Rollback protection is a really important property for a software update system to have. You don’t want someone to be able to replay a message from the software repository saying “Install my_app_v.1.0.0-buggy” to cause devices to install some previously-valid version of software. Torizon Cloud protects you against that in several ways using the Uptane security framework. One of the things it does, is perform a check to ensure that the version number of the director targets metadata (which is essentially the install instruction) always monotonically increases. Because each device can be independently directed to install its own software, that version number is unique per device. When you start an update, our backend generates and signs new metadata (including an incremented version number) that the device will validate. So far, so good.
Uptane also has this concept of primary and secondary components–or subsystems, as we call them in Torizon. Each subsystem independently validates the update metadata, so even if you have a subsystem that’s an external microcontroller connected to the main device over a link layer you don’t trust, you’re still protected from rollbacks and all the other threats that we consider in the software update system threat model. Unfortunately, what seems to have happened here is that the devices that are currently failing have subsystems with incorrect versions of director targets metadata–almost certainly because they were re-provisioned at some point in the past without the subsystem’s metadata being reset. I’m not 100% sure how that would have happened, but I think that older versions of aktualizr may not have dealt with the situation properly if aktualizr wasn’t shut down cleanly and the device was re-provisioned into the same repository. Today, when you re-provision a device, we make sure to reset the metadata of all subsystems as part of the provisioning process, just in case aktualizr doesn’t do it properly.
So, for example, this is what probably happened:
- You provision device
foo
- It stays connected to Torizon Cloud for quite some time, gets updates, etc. Every time any subsystem of the device is updated, or the metadata expires, the director targets metadata version number gets bumped, until it reaches version N.
- At some point, you re-provision it as device
bar
. As far as the backend is concerned, this is a new device, so its targets metadata version starts back at 1. However, there was an issue with the re-provisioning process for one of the subsystems. Nothing seems to be wrong: the subsystems are all registered and reporting correct information, and updates to the base OS and any subsystems that were new (or that hadn’t been updated when the device was named foo
) will work just fine.
- You send an update to the subsystem that still has the version N director targets metadata from when it was named
foo
. The metadata is still signed by the correct roots of trust for your repository, so it passes the initial checks. But since you’re sending it update instructions via director targets metadata with version number M which is less than N, the subsystem rejects it, thinking that it’s an attacker trying to fool it by replaying metadata from the past.

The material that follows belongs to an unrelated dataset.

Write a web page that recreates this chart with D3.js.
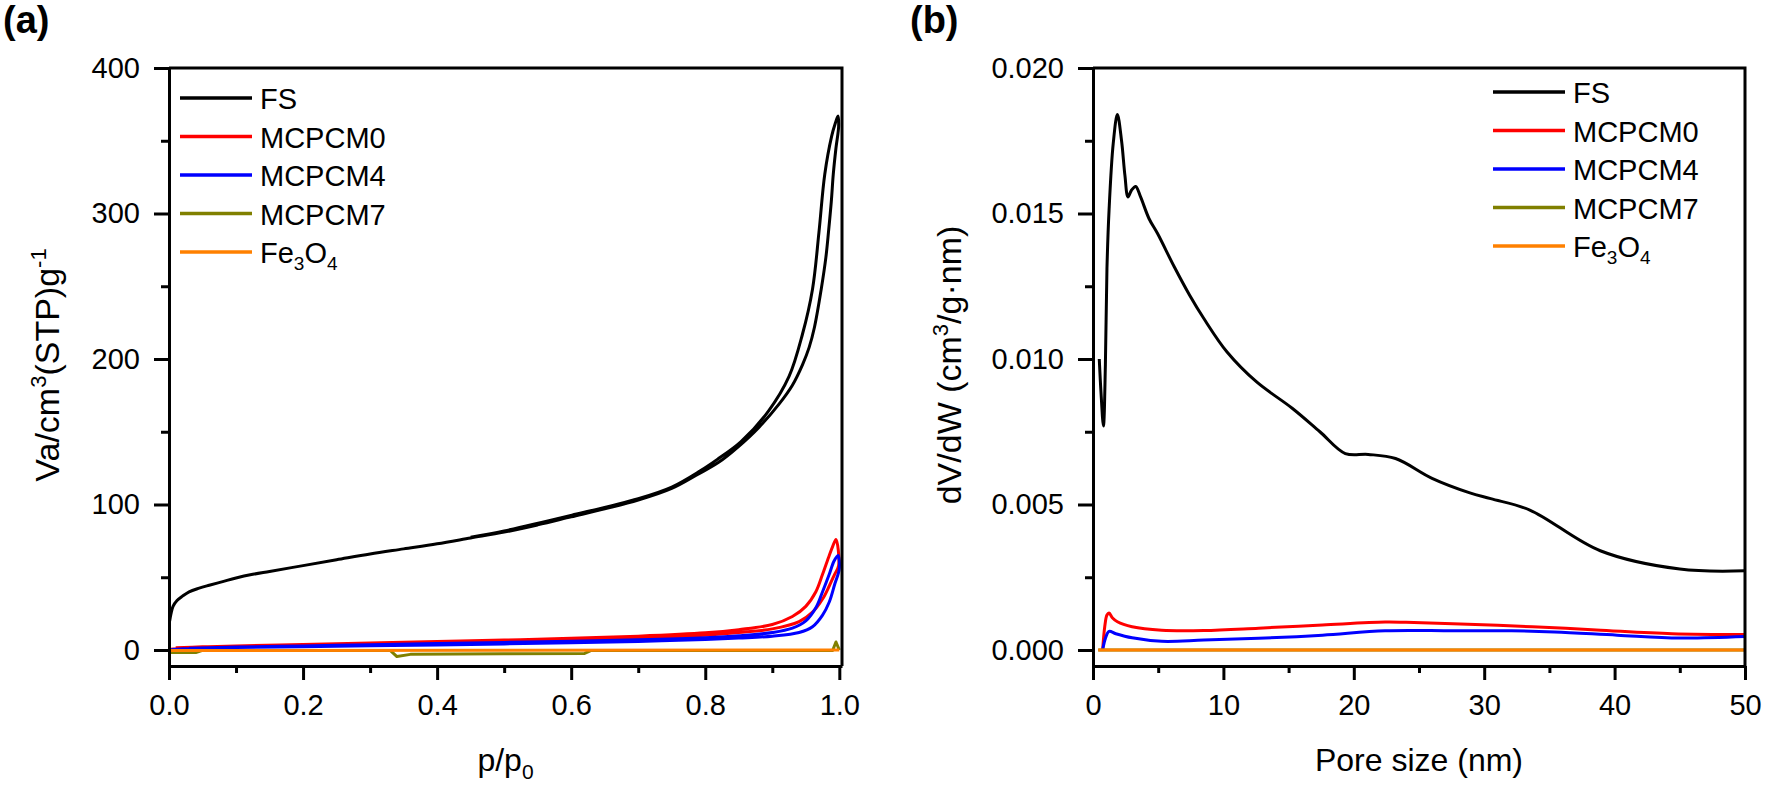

So, in summary: the issue is that Torizon Cloud and aktualizr both agree that the device’s director targets metadata should be at version M. The docker-compose subsystem you’re trying to update, though, has already seen version N, which is higher than M (from when it was provisioned previously), and thus flags the update as a rollback attempt.
There are essentially two ways to fix this. One way is to stop aktualizr on the failing devices, delete the file /var/sota/storage/<subsystem-name>/sql.db
, then restart aktualizr. You’ve already said that’s not a desirable solution, though. The other is to sufficiently increase the director targets metadata version for the failing devices, until it’s greater than whatever version the failing subsystem has left over in its storage. One way to do that is simply to send a bunch of updates; the director metadata version will increment by one every time the device picks up a new update, and eventually the version number will reach the number that the problematic subsystem has in its internal storage. I understand that might be equally undesirable, though. We’re looking into another possible solution on the back-end, but will need a couple of days to get back to you on that.